[Source code of charts]
--- --- ---

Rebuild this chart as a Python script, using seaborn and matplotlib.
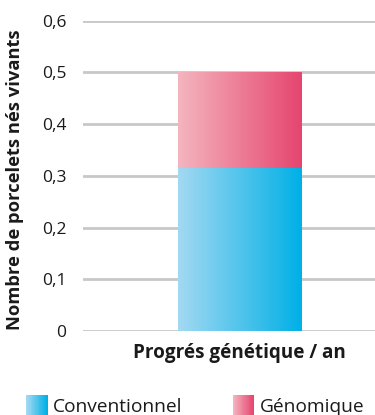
import numpy as np
import pandas as pd
import matplotlib
matplotlib.use("Agg")
import matplotlib.pyplot as plt
from matplotlib.colors import LinearSegmentedColormap
from matplotlib.patches import Rectangle
from matplotlib.legend_handler import HandlerBase
import seaborn as sns

# Data
categories = ["Progrés génétique / an"]
conventionnel = [0.315]
genomique = [0.185]
series_names = ["Conventionnel", "Génomique"]
yticks = [0, 0.1, 0.2, 0.3, 0.4, 0.5, 0.6]

blue_grad = ["#a3d9f2", "#00b0e6"]
pink_grad = ["#f4b5bf", "#e6456f"]

sns.set_style("white")
plt.rcParams["font.family"] = ["Open Sans", "DejaVu Sans"]

fig = plt.figure(figsize=(3.75, 4.15), dpi=100)
ax = fig.add_axes([0.2213, 0.2024, 0.7787, 0.7476])

df = pd.DataFrame({"cat": categories, "conv": conventionnel,
                   "total": np.array(conventionnel) + np.array(genomique)})

# Stacked bar: total first, conventional on top of it
sns.barplot(data=df, x="cat", y="total", color=pink_grad[1], width=0.8,
            ax=ax, zorder=3)
sns.barplot(data=df, x="cat", y="conv", color=blue_grad[1], width=0.8,
            ax=ax, zorder=3)

# Horizontal gradients clipped to each bar
grad = np.linspace(0, 1, 256).reshape(1, -1)
patches = list(ax.patches)
for patch, cols in zip(patches, [pink_grad, blue_grad]):
    x0, y0 = patch.get_x(), patch.get_y()
    w, h = patch.get_width(), patch.get_height()
    if cols is blue_grad:
        y_lo, y_hi = 0, h
    else:
        y_lo, y_hi = conventionnel[0], h
    cmap = LinearSegmentedColormap.from_list("g", cols)
    im = ax.imshow(grad, extent=[x0, x0 + w, y_lo, y_hi], aspect="auto",
                   cmap=cmap, zorder=4, interpolation="bicubic")
    clip = Rectangle((x0, y_lo), w, y_hi - y_lo, transform=ax.transData)
    im.set_clip_path(clip)
    patch.set_visible(False)

ax.set_xlim(-1.018, 0.881)
ax.set_ylim(0, 0.6)
ax.set_yticks(yticks)
ax.set_yticklabels([f"{v:.1f}".replace(".", ",") if v else "0" for v in yticks],
                   fontsize=12.5, color="#1a1a1a")
ax.set_xticks([])
ax.tick_params(axis="y", length=0, pad=12)
ax.yaxis.grid(True, color="#c8c8c8", linewidth=2, zorder=0)
ax.set_axisbelow(True)
sns.despine(ax=ax, left=True, right=True, top=True, bottom=True)

ax.set_xlabel("")
ax.set_ylabel("Nombre de porcelets nés vivants", fontsize=13.2,
              fontweight="bold", color="#1a1a1a")
ax.yaxis.set_label_coords(-0.203, 0.487)
ax.text(0.0, -0.04, categories[0], transform=ax.get_xaxis_transform(),
        ha="center", va="top", fontsize=13.6, fontweight="bold",
        color="#1a1a1a")


class GradientHandler(HandlerBase):
    def __init__(self, cols):
        super().__init__()
        self.cols = cols

    def create_artists(self, legend, orig_handle, xdescent, ydescent,
                       width, height, fontsize, trans):
        cmap = LinearSegmentedColormap.from_list("h", self.cols)
        n = 24
        arts = []
        for i in range(n):
            r = Rectangle((-xdescent + width * i / n, -ydescent - 3),
                          width / n + 0.3, height + 6,
                          facecolor=cmap(i / (n - 1)), edgecolor="none",
                          transform=trans)
            arts.append(r)
        return arts


h1 = Rectangle((0, 0), 1, 1)
h2 = Rectangle((0, 0), 1, 1)
fig.legend([h1, h2], series_names,
           handler_map={h1: GradientHandler(blue_grad),
                        h2: GradientHandler(pink_grad)},
           loc="lower left", bbox_to_anchor=(0.024, -0.045), ncol=2,
           frameon=False, fontsize=13.8, handlelength=1.1, handletextpad=0.3,
           columnspacing=2.62, labelcolor="#1a1a1a")

fig.savefig("out.png", dpi=100)
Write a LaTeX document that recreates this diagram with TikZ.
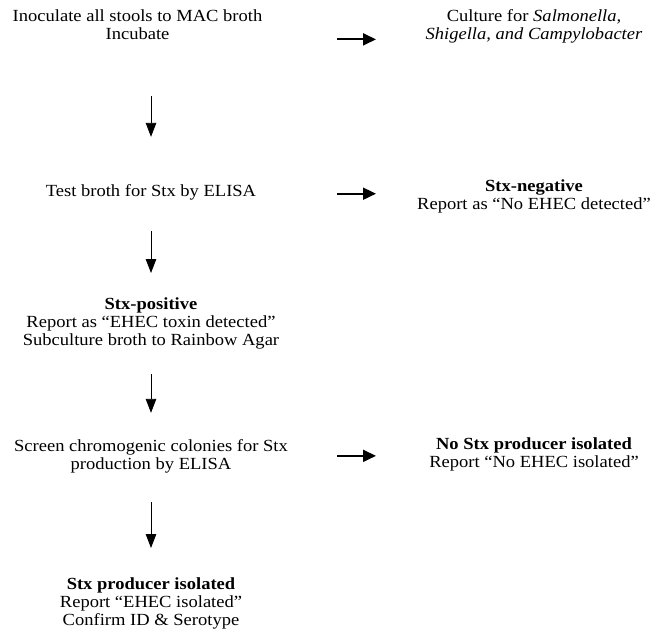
\documentclass[tikz,border=0pt]{standalone}
\usepackage{fontspec}
\setmainfont{Liberation Serif}[FakeStretch=1.09]
\usetikzlibrary{arrows.meta}
\tikzset{
  txt/.style={align=center,inner sep=0pt,anchor=base,font=\fontsize{17}{18}\selectfont},
  darr/.style={-{Triangle[length=14pt,width=10.5pt]},line width=0.9pt},
  rarr/.style={-{Triangle[length=13pt,width=12pt]},line width=1.8pt}
}
\begin{document}
\begin{tikzpicture}[x=1pt,y=-1pt]
  \useasboundingbox[fill=white] (0,0) rectangle (651,630);

  % left column (placed by the baseline of the last line)
  \node[txt] (inoc) at (137.5,39) {Inoculate all stools to MAC broth\\Incubate};
  \node[txt] (test) at (151,196) {Test broth for Stx by ELISA};
  \node[txt] (pos) at (151,345) {\textbf{Stx-positive}\\Report as “EHEC toxin detected”\\Subculture broth to Rainbow Agar};
  \node[txt] (screen) at (151,469) {Screen chromogenic colonies for Stx\\production by ELISA};
  \node[txt] (prod) at (151,625) {\textbf{Stx producer isolated}\\Report “EHEC isolated”\\Confirm ID \& Serotype};

  % right column
  \node[txt] (cult) at (534,39) {Culture for \textit{Salmonella,}\\\textit{Shigella, and Campylobacter}};
  \node[txt] (neg) at (534,209) {\textbf{Stx-negative}\\Report as “No EHEC detected”};
  \node[txt] (nop) at (534,467) {\textbf{No Stx producer isolated}\\Report “No EHEC isolated”};

  % down arrows
  \foreach \a/\b/\s/\e in {inoc/test/57/47, test/pos/31/24, pos/screen/25/26, screen/prod/29/29}
    \draw[darr,shorten <=\s pt,shorten >=\e pt] (\a.south -| \b.north) -- (\b.north);

  % side arrows
  \foreach \a in {inoc.south, test.mid, screen.east}
    \draw[rarr] (\a -| 337,0) -- (\a -| 376,0);
\end{tikzpicture}
\end{document}
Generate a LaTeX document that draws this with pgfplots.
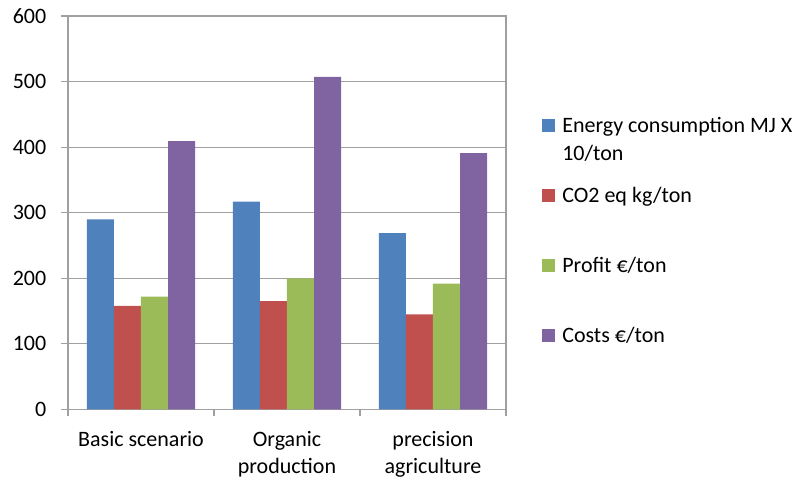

--- --- ---

The exercise → All the material shown above is to be copied exactly, with no pictures carried over.

Solution for this exercise →
Rebuild this chart as a Python script, using seaborn and matplotlib.
import numpy as np
import pandas as pd
import matplotlib
matplotlib.use("Agg")
import matplotlib.pyplot as plt
from matplotlib.colors import LinearSegmentedColormap
from matplotlib.patches import Rectangle
from matplotlib.legend_handler import HandlerBase
import seaborn as sns

# Data
categories = ["Progrés génétique / an"]
conventionnel = [0.315]
genomique = [0.185]
series_names = ["Conventionnel", "Génomique"]
yticks = [0, 0.1, 0.2, 0.3, 0.4, 0.5, 0.6]

blue_grad = ["#a3d9f2", "#00b0e6"]
pink_grad = ["#f4b5bf", "#e6456f"]

sns.set_style("white")
plt.rcParams["font.family"] = ["Open Sans", "DejaVu Sans"]

fig = plt.figure(figsize=(3.75, 4.15), dpi=100)
ax = fig.add_axes([0.2213, 0.2024, 0.7787, 0.7476])

df = pd.DataFrame({"cat": categories, "conv": conventionnel,
                   "total": np.array(conventionnel) + np.array(genomique)})

# Stacked bar: total first, conventional on top of it
sns.barplot(data=df, x="cat", y="total", color=pink_grad[1], width=0.8,
            ax=ax, zorder=3)
sns.barplot(data=df, x="cat", y="conv", color=blue_grad[1], width=0.8,
            ax=ax, zorder=3)

# Horizontal gradients clipped to each bar
grad = np.linspace(0, 1, 256).reshape(1, -1)
patches = list(ax.patches)
for patch, cols in zip(patches, [pink_grad, blue_grad]):
    x0, y0 = patch.get_x(), patch.get_y()
    w, h = patch.get_width(), patch.get_height()
    if cols is blue_grad:
        y_lo, y_hi = 0, h
    else:
        y_lo, y_hi = conventionnel[0], h
    cmap = LinearSegmentedColormap.from_list("g", cols)
    im = ax.imshow(grad, extent=[x0, x0 + w, y_lo, y_hi], aspect="auto",
                   cmap=cmap, zorder=4, interpolation="bicubic")
    clip = Rectangle((x0, y_lo), w, y_hi - y_lo, transform=ax.transData)
    im.set_clip_path(clip)
    patch.set_visible(False)

ax.set_xlim(-1.018, 0.881)
ax.set_ylim(0, 0.6)
ax.set_yticks(yticks)
ax.set_yticklabels([f"{v:.1f}".replace(".", ",") if v else "0" for v in yticks],
                   fontsize=12.5, color="#1a1a1a")
ax.set_xticks([])
ax.tick_params(axis="y", length=0, pad=12)
ax.yaxis.grid(True, color="#c8c8c8", linewidth=2, zorder=0)
ax.set_axisbelow(True)
sns.despine(ax=ax, left=True, right=True, top=True, bottom=True)

ax.set_xlabel("")
ax.set_ylabel("Nombre de porcelets nés vivants", fontsize=13.2,
              fontweight="bold", color="#1a1a1a")
ax.yaxis.set_label_coords(-0.203, 0.487)
ax.text(0.0, -0.04, categories[0], transform=ax.get_xaxis_transform(),
        ha="center", va="top", fontsize=13.6, fontweight="bold",
        color="#1a1a1a")


class GradientHandler(HandlerBase):
    def __init__(self, cols):
        super().__init__()
        self.cols = cols

    def create_artists(self, legend, orig_handle, xdescent, ydescent,
                       width, height, fontsize, trans):
        cmap = LinearSegmentedColormap.from_list("h", self.cols)
        n = 24
        arts = []
        for i in range(n):
            r = Rectangle((-xdescent + width * i / n, -ydescent - 3),
                          width / n + 0.3, height + 6,
                          facecolor=cmap(i / (n - 1)), edgecolor="none",
                          transform=trans)
            arts.append(r)
        return arts


h1 = Rectangle((0, 0), 1, 1)
h2 = Rectangle((0, 0), 1, 1)
fig.legend([h1, h2], series_names,
           handler_map={h1: GradientHandler(blue_grad),
                        h2: GradientHandler(pink_grad)},
           loc="lower left", bbox_to_anchor=(0.024, -0.045), ncol=2,
           frameon=False, fontsize=13.8, handlelength=1.1, handletextpad=0.3,
           columnspacing=2.62, labelcolor="#1a1a1a")

fig.savefig("out.png", dpi=100)
Write a LaTeX document that recreates this diagram with TikZ.
\documentclass[tikz,border=0pt]{standalone}
\usepackage{fontspec}
\setmainfont{Liberation Serif}[FakeStretch=1.09]
\usetikzlibrary{arrows.meta}
\tikzset{
  txt/.style={align=center,inner sep=0pt,anchor=base,font=\fontsize{17}{18}\selectfont},
  darr/.style={-{Triangle[length=14pt,width=10.5pt]},line width=0.9pt},
  rarr/.style={-{Triangle[length=13pt,width=12pt]},line width=1.8pt}
}
\begin{document}
\begin{tikzpicture}[x=1pt,y=-1pt]
  \useasboundingbox[fill=white] (0,0) rectangle (651,630);

  % left column (placed by the baseline of the last line)
  \node[txt] (inoc) at (137.5,39) {Inoculate all stools to MAC broth\\Incubate};
  \node[txt] (test) at (151,196) {Test broth for Stx by ELISA};
  \node[txt] (pos) at (151,345) {\textbf{Stx-positive}\\Report as “EHEC toxin detected”\\Subculture broth to Rainbow Agar};
  \node[txt] (screen) at (151,469) {Screen chromogenic colonies for Stx\\production by ELISA};
  \node[txt] (prod) at (151,625) {\textbf{Stx producer isolated}\\Report “EHEC isolated”\\Confirm ID \& Serotype};

  % right column
  \node[txt] (cult) at (534,39) {Culture for \textit{Salmonella,}\\\textit{Shigella, and Campylobacter}};
  \node[txt] (neg) at (534,209) {\textbf{Stx-negative}\\Report as “No EHEC detected”};
  \node[txt] (nop) at (534,467) {\textbf{No Stx producer isolated}\\Report “No EHEC isolated”};

  % down arrows
  \foreach \a/\b/\s/\e in {inoc/test/57/47, test/pos/31/24, pos/screen/25/26, screen/prod/29/29}
    \draw[darr,shorten <=\s pt,shorten >=\e pt] (\a.south -| \b.north) -- (\b.north);

  % side arrows
  \foreach \a in {inoc.south, test.mid, screen.east}
    \draw[rarr] (\a -| 337,0) -- (\a -| 376,0);
\end{tikzpicture}
\end{document}
Generate a LaTeX document that draws this with pgfplots.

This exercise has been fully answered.